The fact that Corbyn looked to have been dragged ‘kicking and screaming' to supporting another referendum after the European election result, was a very bad look for the party and very damaging.
It was a difficult balance for Labour though, as while most Labour voters in most seats that they were defending and targeting voted to remain even if those areas as a whole voted to leave, with the nature of FPTP moderate swings of leave voters away from them in leave voting seats could be and ultimately were very damaging. On the flipside most Tory party members and voters already supported Brexit ahead of the EU referendum in 2016 with many of those who supported remain including the likes of Ken Clarke not wanting another referendum, all their candidates in 2019 supported Johnson's deal, and the majority of seats that they were defending and targeting voted to leave. So it was much easier for them.
To be honest I think if they'd been a pro-EU and pro-2nd referendum party at the time of the 2017 GE, I think that they'd have done far worse then and I strongly doubt they would have removed May's majority. May wanted 2017 to be a Brexit election, but at that stage there wasn't really much of a Brexit debate or appetite or demand for another EU referendum. Most people, even if reluctantly, accepted that we were leaving, and the formal withdrawal negotiations hadn't started yet. It was only in 2018 when it was clear that those negotiations were going shambolically, that support for another EU referendum and to stop Brexit really grew. So as a result 2017 revolved more around domestic issues with Brexit hardly mentioned during the campaign. Had Labour supported remaining in the EU back then, May would have got her Brexit election and I think would have increased her majority with Labour suffering.
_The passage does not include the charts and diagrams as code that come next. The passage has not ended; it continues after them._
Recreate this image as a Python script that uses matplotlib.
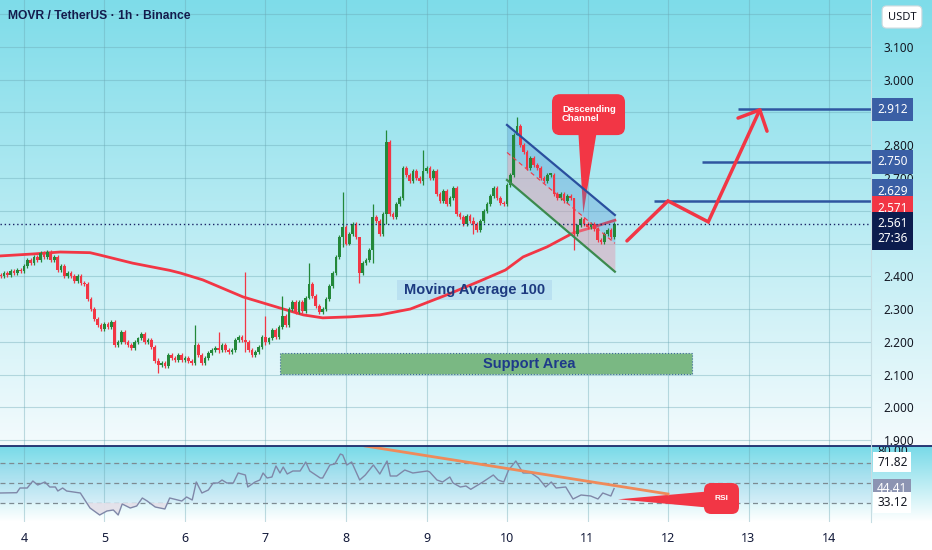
import numpy as np
import matplotlib
matplotlib.use("Agg")
import matplotlib.pyplot as plt
import matplotlib.transforms as mtransforms
from matplotlib.patches import FancyBboxPatch, Polygon, Rectangle
from matplotlib.lines import Line2D

plt.rcParams['font.family'] = ['Noto Sans', 'DejaVu Sans']

# ---------------- data ----------------
# hourly candles, first bar is the 17:00 bar of day 3
first_open = 2.405
closes = [
    2.40, 2.41, 2.405, 2.415, 2.41, 2.42, 2.415,
    2.43, 2.45, 2.44,
    2.46, 2.45, 2.47, 2.46, 2.475, 2.45,
    2.46, 2.42, 2.43, 2.40, 2.41,
    2.40, 2.385, 2.40, 2.38, 2.375,
    2.33, 2.30, 2.27, 2.25,
    2.24, 2.255, 2.245, 2.26,
    2.19, 2.20, 2.23, 2.20, 2.19, 2.18,
    2.20, 2.21, 2.225, 2.20, 2.205, 2.185,
    2.14, 2.13, 2.135, 2.125, 2.16, 2.15, 2.145, 2.16,
    2.145, 2.15, 2.14, 2.135,
    2.19, 2.16, 2.135,
    2.15, 2.165, 2.175,
    2.18, 2.175, 2.19, 2.175, 2.17, 2.175, 2.205,
    2.215, 2.205,
    2.20, 2.175, 2.16, 2.17,
    2.185, 2.215, 2.20, 2.21,
    2.235, 2.215, 2.245,
    2.28, 2.25, 2.30, 2.32, 2.29, 2.32, 2.295,
    2.335, 2.375, 2.34, 2.31,
    2.29, 2.30, 2.33,
    2.37, 2.41, 2.46, 2.52,
    2.55, 2.50,
    2.53, 2.56, 2.52,
    2.41, 2.44,
    2.45, 2.48, 2.58,
    2.57, 2.53, 2.59,
    2.81, 2.59,
    2.58, 2.62, 2.64, 2.73,
    2.71, 2.69, 2.72, 2.70, 2.69, 2.72,
    2.73, 2.70, 2.72, 2.65,
    2.63, 2.66, 2.62, 2.64, 2.67, 2.59,
    2.58, 2.56, 2.585, 2.57, 2.56, 2.54,
    2.57, 2.60, 2.62, 2.645, 2.67, 2.64,
    2.625, 2.62, 2.68, 2.71, 2.83,
    2.86, 2.80, 2.78, 2.73, 2.76, 2.74,
    2.73, 2.70, 2.69, 2.71, 2.71, 2.65,
    2.64, 2.65, 2.63, 2.645, 2.64, 2.53,
    2.555, 2.575, 2.56, 2.55, 2.56, 2.545, 2.51,
    2.505, 2.53, 2.54, 2.52, 2.561,
]
# candles with long wicks
spike_idx = [47, 58, 65, 73, 79, 84, 92, 102, 107, 111, 115, 126, 141, 154, 171]
spike_high = [2.15, 2.251, 2.23, 2.413, 2.28, 2.34, 2.44, 2.657, 2.52, 2.62,
              2.846, 2.785, 2.58, 2.886, 2.64]
spike_low = [2.105, 2.13, 2.165, 2.17, 2.19, 2.24, 2.33, 2.49, 2.38, 2.44,
             2.56, 2.68, 2.53, 2.83, 2.48]

ma_days = [3.70, 4.11, 4.45, 4.82, 4.94, 5.35, 5.81, 5.94, 6.22, 6.72, 7.18,
           7.47, 7.71, 8.05, 8.42, 8.80, 9.25, 9.66, 9.98, 10.20, 10.50,
           10.82, 11.03, 11.34]
ma_vals = [2.462, 2.468, 2.474, 2.472, 2.465, 2.440, 2.418, 2.410, 2.389,
           2.337, 2.303, 2.282, 2.273, 2.276, 2.282, 2.300, 2.343, 2.385,
           2.419, 2.459, 2.490, 2.532, 2.547, 2.571]

rsi_days = [3.70, 3.91, 3.95, 4.04, 4.11, 4.17, 4.26, 4.32, 4.39, 4.42, 4.48,
            4.53, 4.70, 4.82, 4.94, 5.03, 5.11, 5.17, 5.22, 5.32, 5.40, 5.47,
            5.53, 5.63, 5.75, 5.81, 5.96, 6.02, 6.09, 6.14, 6.21, 6.29, 6.35,
            6.41, 6.46, 6.52, 6.60, 6.66, 6.75, 6.78, 6.87, 6.93, 6.97, 7.02,
            7.08, 7.13, 7.18, 7.22, 7.27, 7.34, 7.43, 7.50, 7.55, 7.68, 7.71,
            7.80, 7.86, 7.93, 7.96, 8.01, 8.07, 8.17, 8.24, 8.34, 8.42, 8.51,
            8.55, 8.63, 8.73, 8.83, 9.01, 9.04, 9.13, 9.20, 9.29, 9.33, 9.42,
            9.49, 9.55, 9.70, 9.83, 9.89, 9.96, 10.02, 10.11, 10.20, 10.30,
            10.39, 10.48, 10.55, 10.61, 10.73, 10.82, 10.92, 11.04, 11.13,
            11.19, 11.29, 11.33]
rsi_vals = [40, 40.3, 45, 45, 52, 48, 51, 46, 46, 42, 45,
            42, 40, 25, 18, 22, 23, 18, 29, 25, 27, 35,
            32, 26, 24, 35, 32, 36, 33, 51, 40, 43, 50,
            50, 53, 50, 50, 60, 58, 46, 51, 53, 60, 55,
            56, 67, 60, 66, 59, 62, 62, 71, 62, 55, 55,
            68, 69, 79, 78, 68, 71, 53, 58, 68, 59, 72,
            57, 57, 63, 60, 62, 61, 53, 51, 56, 50, 46,
            47, 43.7, 51, 58, 53, 51, 63, 72, 60, 60,
            55, 46, 51, 45, 46, 34, 38, 37, 34,
            40, 37, 44.41]

last_price = 2.561
ma_last = 2.571
countdown = "27:36"
targets = [2.629, 2.750, 2.912]
target_from = [11.82, 12.42, 12.87]

support_days = (7.18, 12.30)
support_prices = (2.1015, 2.1656)

channel_days = (10.0, 11.34)
channel_upper = (2.862, 2.587)
channel_lower = (2.694, 2.414)

path_days = [11.49, 12.0, 12.5, 13.14]
path_prices = [2.508, 2.630, 2.566, 2.908]
head_days = [12.87, 13.14, 13.23]
head_prices = [2.883, 2.908, 2.843]

rsi_trend_days = (8.24, 12.0)
rsi_trend_vals = (87, 39)
rsi_marks = ["80.00", "71.82", "44.41", "33.12"]

day_ticks = list(range(4, 15))

# ---------------- styling ----------------
W, H = 932, 550
MAIN_BOTTOM = 446   # px from top
RSI_BOTTOM = 522
AXIS_X = 871
GREEN = '#23883a'
RED = '#f23645'
NAVY = '#1b2a6b'
BLUE_LINE = '#2f56a0'
TXT = '#131722'
ANN = 'Liberation Sans'

fig = plt.figure(figsize=(W / 100, H / 100), dpi=100)

# background gradients
bg = fig.add_axes([0, 0, 1, 1], zorder=-10)
bg.axis('off')
img = np.ones((H, 1, 3))
t = np.linspace(0, 1, MAIN_BOTTOM)[:, None]
top_c = np.array([126, 220, 233]) / 255
bot_c = np.array([244, 251, 253]) / 255
img[:MAIN_BOTTOM, 0, :] = top_c * (1 - t) + bot_c * t
n2 = RSI_BOTTOM - MAIN_BOTTOM
t2 = np.linspace(0, 1, n2)[:, None]
rtop = np.array([120, 218, 232]) / 255
rbot = np.array([255, 255, 255]) / 255
img[MAIN_BOTTOM:RSI_BOTTOM, 0, :] = rtop * (1 - t2) + rbot * t2
bg.imshow(img, aspect='auto', extent=[0, 1, 0, 1], origin='upper')
bg.set_xlim(0, 1)
bg.set_ylim(0, 1)

axw = AXIS_X / W
ax = fig.add_axes([0, 1 - MAIN_BOTTOM / H, axw, MAIN_BOTTOM / H])
rs = fig.add_axes([0, 1 - RSI_BOTTOM / H, axw, n2 / H])
for a in (ax, rs):
    a.patch.set_alpha(0)
    for s in a.spines.values():
        s.set_visible(False)

xlim = (3.7019, 14.5217)
ax.set_xlim(*xlim)
ax.set_ylim(1.8817, 3.2435)
rs.set_xlim(*xlim)
rs.set_ylim(11, 87)

# grid
grid_kw = dict(color='#6aa7b3', alpha=0.4, lw=0.8)
ax.set_xticks(day_ticks)
yt = np.round(np.arange(1.9, 3.25, 0.1), 1)
ax.set_yticks(yt)
ax.set_yticklabels(['' if v in (2.5, 2.6, 2.9, 3.2) else f'{v:.3f}' for v in yt])
ax.grid(True, **grid_kw)
ax.yaxis.tick_right()
ax.tick_params(axis='y', length=0, pad=9, labelsize=8.5, labelcolor=TXT)
ax.tick_params(axis='x', length=0, labelbottom=False)

rs.set_xticks(day_ticks)
rs.set_xticklabels([str(d) for d in day_ticks])
rs.set_yticks([])
rs.grid(True, axis='x', **grid_kw)
rs.tick_params(axis='x', length=0, pad=7, labelsize=9, labelcolor='#131a3a')
for lbl in rs.get_xticklabels():
    lbl.set_fontweight('bold')

# candles
c = np.array(closes)
o = np.r_[first_open, c[:-1]]
days = (4 - 7 / 24) + np.arange(len(c)) / 24
hi = np.maximum(o, c) + 0.006
lo = np.minimum(o, c) - 0.006
hi[spike_idx] = spike_high
lo[spike_idx] = spike_low
cols = np.where(c >= o, GREEN, RED)
ax.vlines(days, lo, hi, colors=cols, lw=0.9, zorder=4)
ax.bar(days, np.maximum(np.abs(c - o), 0.004), bottom=np.minimum(o, c),
       width=0.8 / 24, color=cols, lw=0, zorder=5)

# moving average
ax.plot(ma_days, ma_vals, color=RED, lw=2, zorder=3)
ax.add_patch(Rectangle((8.634, 2.3275), 1.925, 0.0611, fc='#b3dbef', ec='none',
                       alpha=0.7, zorder=2))
ax.text(9.596, 2.358, 'Moving Average 100', ha='center', va='center',
        family=ANN, fontsize=10.5, fontweight='bold', color='#1d3a80', zorder=7)

# support area
ax.add_patch(Rectangle((support_days[0], support_prices[0]),
                       support_days[1] - support_days[0],
                       support_prices[1] - support_prices[0],
                       fc='#7ab883', ec='#3d6a9a', ls=':', lw=0.8, zorder=2))
ax.text(10.273, 2.133, 'Support Area', ha='center', va='center', family=ANN,
        fontsize=10.5, fontweight='bold', color='#1e3a8a', zorder=7)

# descending channel
xs = np.array(channel_days)
up = np.array(channel_upper)
dn = np.array(channel_lower)
mid = (up + dn) / 2
ax.fill_between(xs, mid, up, color='#4f8fd0', alpha=0.32, lw=0, zorder=3)
ax.fill_between(xs, dn, mid, color='#e295ab', alpha=0.45, lw=0, zorder=3)
ax.plot(xs, up, color='#2a4f9e', lw=1.6, zorder=6)
ax.plot(xs, dn, color='#3b8a4e', lw=1.6, zorder=6)
ax.plot(xs, mid, color=RED, lw=0.8, ls=(0, (4, 3)), zorder=6)


def callout(a, box, tail, text, aspect, r, fs, tx, ty, ha='center'):
    a.add_patch(Polygon(tail, closed=True, fc=RED, ec='none', zorder=2.5))
    x0, y0, x1, y1 = box
    a.add_patch(FancyBboxPatch((x0, y0), x1 - x0, y1 - y0,
                               boxstyle=f'round,pad=0,rounding_size={r}',
                               mutation_aspect=aspect, fc=RED, ec='none',
                               zorder=8))
    a.text(tx, ty, text, ha=ha, va='center', family=ANN, fontsize=fs,
           fontweight='bold', color='white', linespacing=1.05, zorder=9)


callout(ax, (10.559, 2.831, 11.466, 2.956),
        [(10.886, 2.84), (11.114, 2.84), (10.948, 2.592)],
        'Descending\nChannel', 80.5 / 327.5, 0.1, 6.8, 10.683, 2.8954, ha='left')

# targets and projected path
ax.hlines(targets, target_from, xlim[1], color=BLUE_LINE, lw=1.8, zorder=6)
ax.axhline(last_price, color='#1a2466', lw=1, ls=(0, (1, 2)), zorder=6)
ax.plot(path_days, path_prices, color=RED, lw=2.5, solid_capstyle='round',
        solid_joinstyle='miter', zorder=7)
ax.plot(head_days, head_prices, color=RED, lw=2.5, solid_capstyle='round',
        zorder=7)

# price tags on the scale
tag_tr = mtransforms.blended_transform_factory(ax.transAxes, ax.transData)
tag_kw = dict(transform=tag_tr, ha='left', va='center', fontsize=8.5,
              color='white', clip_on=False, zorder=20)
tag_pos = {2.912: 2.909, 2.750: 2.749, 2.629: 2.660}
for v in targets:
    ax.text(1 + 6 / AXIS_X, tag_pos[v], f'{v:.3f}',
            bbox=dict(boxstyle='square,pad=0.45', fc='#3a5fa5', ec='none'), **tag_kw)
ax.text(1 + 6 / AXIS_X, 2.608, f'{ma_last:.3f}',
        bbox=dict(boxstyle='square,pad=0.45', fc=RED, ec='none'), **tag_kw)
ax.text(1 + 6 / AXIS_X, 2.538, f'{last_price:.3f}\n{countdown}', linespacing=1.15,
        bbox=dict(boxstyle='square,pad=0.45', fc='#0c1c4e', ec='none'), **tag_kw)

# RSI pane
rs.fill_between(xlim, 30, 70, color='#7b8fe0', alpha=0.08, lw=0)
for lvl in (70, 50, 30):
    rs.axhline(lvl, color='#7d8b92', lw=0.9, ls=(0, (4, 3)))
rd = np.array(rsi_days)
rv = np.array(rsi_vals)
rs.fill_between(rd, rv, 30, where=rv < 30, interpolate=True, color='#e4e1ea',
                alpha=0.95, lw=0, zorder=2)
rs.plot(rd, rv, color='#7f87a8', lw=1, zorder=3)
rs.plot(rsi_trend_days, rsi_trend_vals, color='#ef8a5a', lw=2, zorder=4)
callout(rs, (12.447, 19, 12.882, 50),
        [(11.379, 33.7), (12.46, 41.3), (12.46, 25.7)],
        'RSI', 80.5, 0.09, 6, 12.665, 35)

rtag_tr = mtransforms.blended_transform_factory(rs.transAxes, rs.transData)
rkw = dict(transform=rtag_tr, ha='left', va='center', fontsize=8.5,
           clip_on=False, zorder=20)
rs.text(1 + 6 / AXIS_X, 81.5, rsi_marks[0], color=TXT, **rkw)
rs.text(1 + 6 / AXIS_X, 71.0, rsi_marks[1], color=TXT,
        bbox=dict(boxstyle='square,pad=0.3', fc='white', ec='none'), **rkw)
rs.text(1 + 6 / AXIS_X, 44.0, rsi_marks[2], color='white',
        bbox=dict(boxstyle='square,pad=0.3', fc='#8c94b2', ec='none'), **rkw)
rs.text(1 + 6 / AXIS_X, 30.5, rsi_marks[3], color=TXT,
        bbox=dict(boxstyle='square,pad=0.3', fc='white', ec='none'), **rkw)

# separators, title, currency box
fig.add_artist(Line2D([0, 1], [1 - MAIN_BOTTOM / H] * 2, color=NAVY, lw=1.3))
fig.add_artist(Line2D([axw, axw], [1 - RSI_BOTTOM / H, 1], color='#c6dde3', lw=0.8))
fig.text(8 / W, 1 - 16 / H, 'MOVR / TetherUS · 1h · Binance', ha='left',
         va='center', family=ANN, fontsize=8.7, fontweight='bold', color='#131c4d')
fig.text(902 / W, 1 - 17 / H, 'USDT', ha='center', va='center', fontsize=8,
         color=TXT, bbox=dict(boxstyle='round,pad=0.5,rounding_size=0.4',
                              fc='white', ec='#d0dade', lw=0.8))

fig.savefig('out.png', dpi=100)
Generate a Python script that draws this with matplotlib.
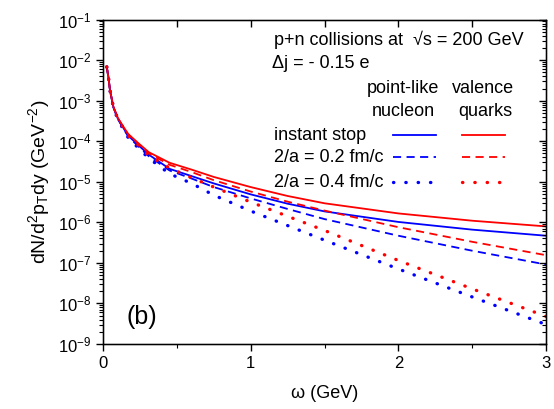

Some Labour MPs and supporters in the media, have said that Labour’s policy in 2019 should have been to negotiate a new 'softer' Brexit deal without putting it to a referendum. But then they would have gone into the election offering neither the promise of an EU departure by the end of January 2020 to please leavers, or the promise of another referendum to please remainers, and so surely would have suffered just as much if not more.